The expert reminded that over the past century three massacres (1905, 1918 and 1990) of Armenians were recorded in Baku. 

Asked about the measures Armenia should take in order to prevent from future massacres, Elibekova said: “It seems to be a complex task as we are unable to control the level of anti-Armenian histeria in Azerbaijan. What we can do maximum is to reach out to the international community and alarm about the situation where the anti-Armenian hysteria intensifies, murderers - the likes of Safarov and citizens posing with a severed head of a soldier (Kyaram Sloyan) are still glorified. Regretfully, I have no idea how we can influence developments inside the country.”

As to the possible pressure by the international community, Elibekova referred to the lack of mechanisms.

“When human rights are violated in the country, the freedom of press is suppressed there are European structures Azerbaijan members to apply to. There are number of human rights watchdogs and international media outlets periodically voicing concerns. In case with Armenophobia they, however, remain silent. The European Court of Human Rights (ECHR) launched proceedings over a case concerning the killings and the brutal torture of Armenian soldiers and civilians during the April war, which clearly states Armenophobia was the key motivation behind those crimes. Once the proceedings are over and the Court documents the fact of Armenophobia in its ruling we will gain a solid international legal assessment of the fact,” Elibekova explained.

A mass pogrom of Armenian population was committed in Baku from 13 to 19 January 1990 as a culmination of the genocide of the Armenians in Azerbaijan unfolded between 1988 and 1990. After the Sumgait pogroms (26-29 February 1988), persecutions, beatings, particularly cruel killings, public mockeries, pogroms of separate flats, seizure of property, forcible expulsions and illegal dismissals of Armenians started in Baku. Only some 35 or 40 thousand Armenians of the community of 250 thousand remained in Baku by January 1990; they were mainly disabled people, old and sick people and the relatives looking after them. The pogroms took an organised, targeted and mass nature since 13 January 1990. A large amount of evidence exists about the atrocities and killings committed with exceptional cruelty, including gang rapes, burnings of people alive, throwing people out of balconies of higher floors, dismemberments and beheadings.

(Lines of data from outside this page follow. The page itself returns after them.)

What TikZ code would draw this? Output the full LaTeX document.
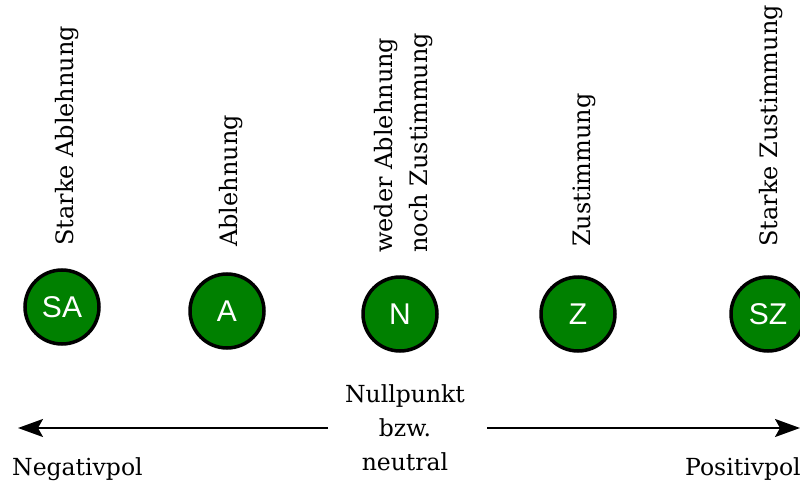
\documentclass[tikz,border=0pt]{standalone}
\usepackage{fontspec}
\usetikzlibrary{arrows.meta}
\newfontfamily\slabfont{DejaVu Serif}
\newfontfamily\arialfont{Liberation Sans}
\definecolor{nodegreen}{RGB}{0,128,0}
\tikzset{
  pole/.style={circle, draw=black, line width=3.5pt, fill=nodegreen, minimum size=74pt,
    inner sep=0pt, text=white, font=\arialfont\fontsize{30}{34}\selectfont},
  vlabel/.style={rotate=90, anchor=base west, inner sep=0pt, font=\slabfont\fontsize{24}{28}\selectfont},
  hlabel/.style={inner sep=0pt, font=\slabfont\fontsize{23.5}{28}\selectfont},
  axisarrow/.style={line width=2pt, -{Stealth[length=25pt, width=18pt, inset=5pt]}}
}
\begin{document}
\begin{tikzpicture}[x=1pt, y=-1pt]
\useasboundingbox (0,0) rectangle (800,484);
% circles
\node[pole] (SA) at (62,307) {SA};
\node[pole] (A)  at (227,311) {A};
\node[pole] (N)  at (400,314) {N};
\node[pole] (Z)  at (578,314) {Z};
\node[pole] (SZ) at (768,314) {SZ};
% rotated labels
\node[vlabel] (lSA) at (73,246) {Starke Ablehnung};
\node[vlabel] (lA)  at (237,247) {Ablehnung};
\node[vlabel] (lN1) at (392,253) {weder Ablehnung};
\node[vlabel] (lN2) at (427,253) {noch Zustimmung};
\node[vlabel] (lZ)  at (590,247) {Zustimmung};
\node[vlabel] (lSZ) at (777,247) {Starke Zustimmung};
% axis
\node[hlabel, align=center, font=\slabfont\fontsize{23.5}{34}\selectfont, anchor=north] (null) at (405,384) {Nullpunkt\\bzw.\\neutral};
\coordinate (lstart) at (328,428);
\coordinate (negtip) at (18,428);
\coordinate (rstart) at (487,428);
\coordinate (postip) at (800,428);
\draw[axisarrow] (lstart) -- (negtip);
\draw[axisarrow] (rstart) -- (postip);
\node[hlabel, anchor=base west] (neg) at (12,475) {Negativpol};
\node[hlabel, anchor=base west] (pos) at (685,475) {Positivpol};
\end{tikzpicture}
\end{document}
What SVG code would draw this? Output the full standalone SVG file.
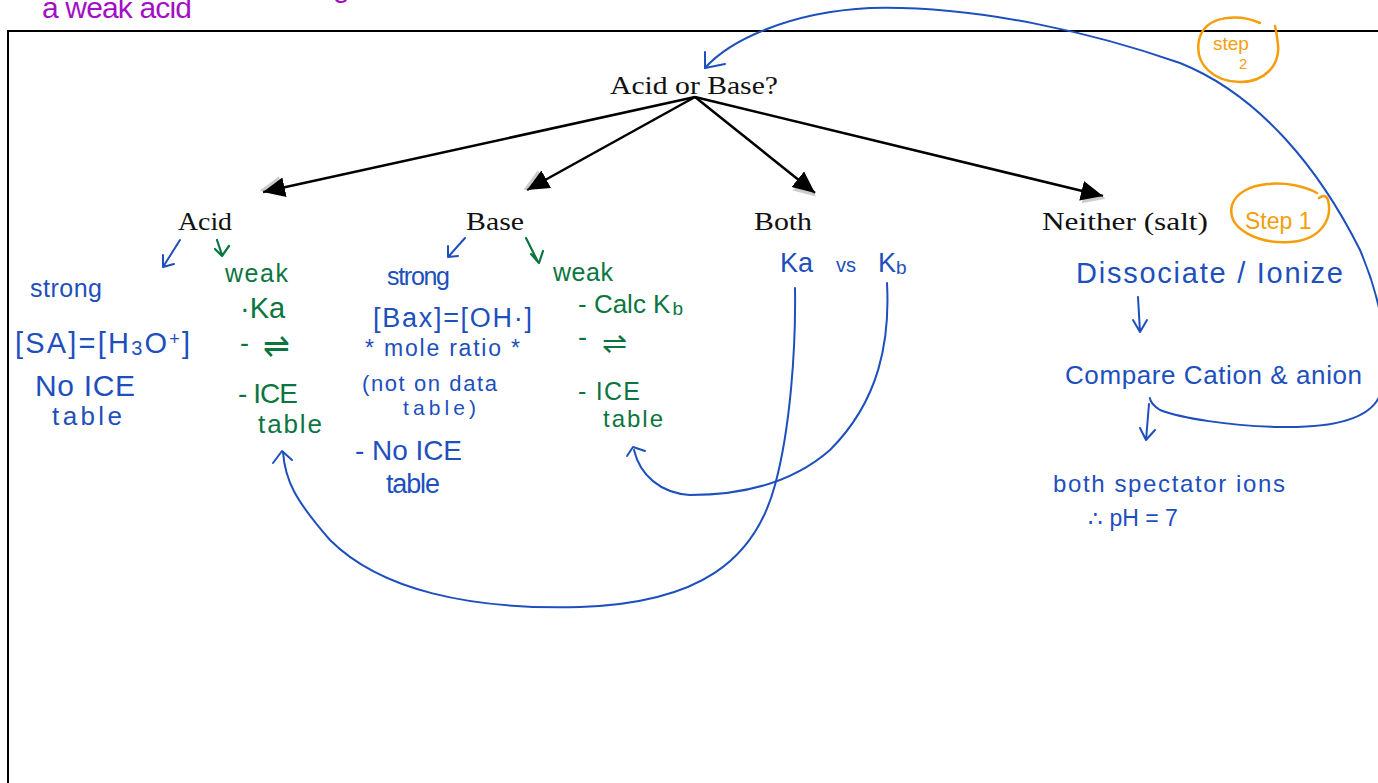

The exact number of the victims of the genocide of the Armenians in Baku still remains unknown. According to different sources, between 150 and 400 people were murdered, and hundreds were left disabled. The pogroms went on for a week amid a total inaction of the authorities of Azerbaijan and the USSR, as well as the internal troops and the large Baku garrison of the Soviet Army. Those who managed to avoid death were forced into deportation. The Soviet troops were deployed to set order in Baku only on 20 January 1990.